*TO DO*:
Pick out each line below containing "chart".

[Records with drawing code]
◇ ◇ ◇ ◇ ◇

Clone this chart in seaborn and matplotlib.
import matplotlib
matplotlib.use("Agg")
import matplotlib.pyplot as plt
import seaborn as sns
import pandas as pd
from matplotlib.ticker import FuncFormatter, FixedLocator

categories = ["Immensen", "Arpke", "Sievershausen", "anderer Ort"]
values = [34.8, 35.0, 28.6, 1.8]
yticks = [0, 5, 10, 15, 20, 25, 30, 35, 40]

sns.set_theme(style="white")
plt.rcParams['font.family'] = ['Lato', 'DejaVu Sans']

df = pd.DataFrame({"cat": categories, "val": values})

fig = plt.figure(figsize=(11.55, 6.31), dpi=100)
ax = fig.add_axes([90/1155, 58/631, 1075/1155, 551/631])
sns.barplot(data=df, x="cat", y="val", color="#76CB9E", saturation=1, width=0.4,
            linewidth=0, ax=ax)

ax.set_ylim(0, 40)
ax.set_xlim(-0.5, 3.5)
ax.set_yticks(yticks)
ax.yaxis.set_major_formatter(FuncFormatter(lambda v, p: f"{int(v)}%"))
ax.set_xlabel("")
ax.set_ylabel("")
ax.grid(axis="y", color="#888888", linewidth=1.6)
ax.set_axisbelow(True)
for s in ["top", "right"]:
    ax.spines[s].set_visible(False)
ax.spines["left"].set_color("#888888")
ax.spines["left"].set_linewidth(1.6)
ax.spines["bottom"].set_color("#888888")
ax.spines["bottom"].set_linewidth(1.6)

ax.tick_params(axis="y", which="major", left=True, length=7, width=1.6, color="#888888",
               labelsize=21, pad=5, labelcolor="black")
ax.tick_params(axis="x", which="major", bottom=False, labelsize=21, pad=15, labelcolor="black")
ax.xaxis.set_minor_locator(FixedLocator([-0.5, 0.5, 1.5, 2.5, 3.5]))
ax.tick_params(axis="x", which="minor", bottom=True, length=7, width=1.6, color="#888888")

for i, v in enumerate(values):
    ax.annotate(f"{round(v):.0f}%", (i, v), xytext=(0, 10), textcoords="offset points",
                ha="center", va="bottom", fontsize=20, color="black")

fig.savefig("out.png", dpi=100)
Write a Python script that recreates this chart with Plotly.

◇ ◇ ◇ ◇ ◇

*WRITTEN RESPONSE*:
Clone this chart in seaborn and matplotlib.
Write a Python script that recreates this chart with Plotly.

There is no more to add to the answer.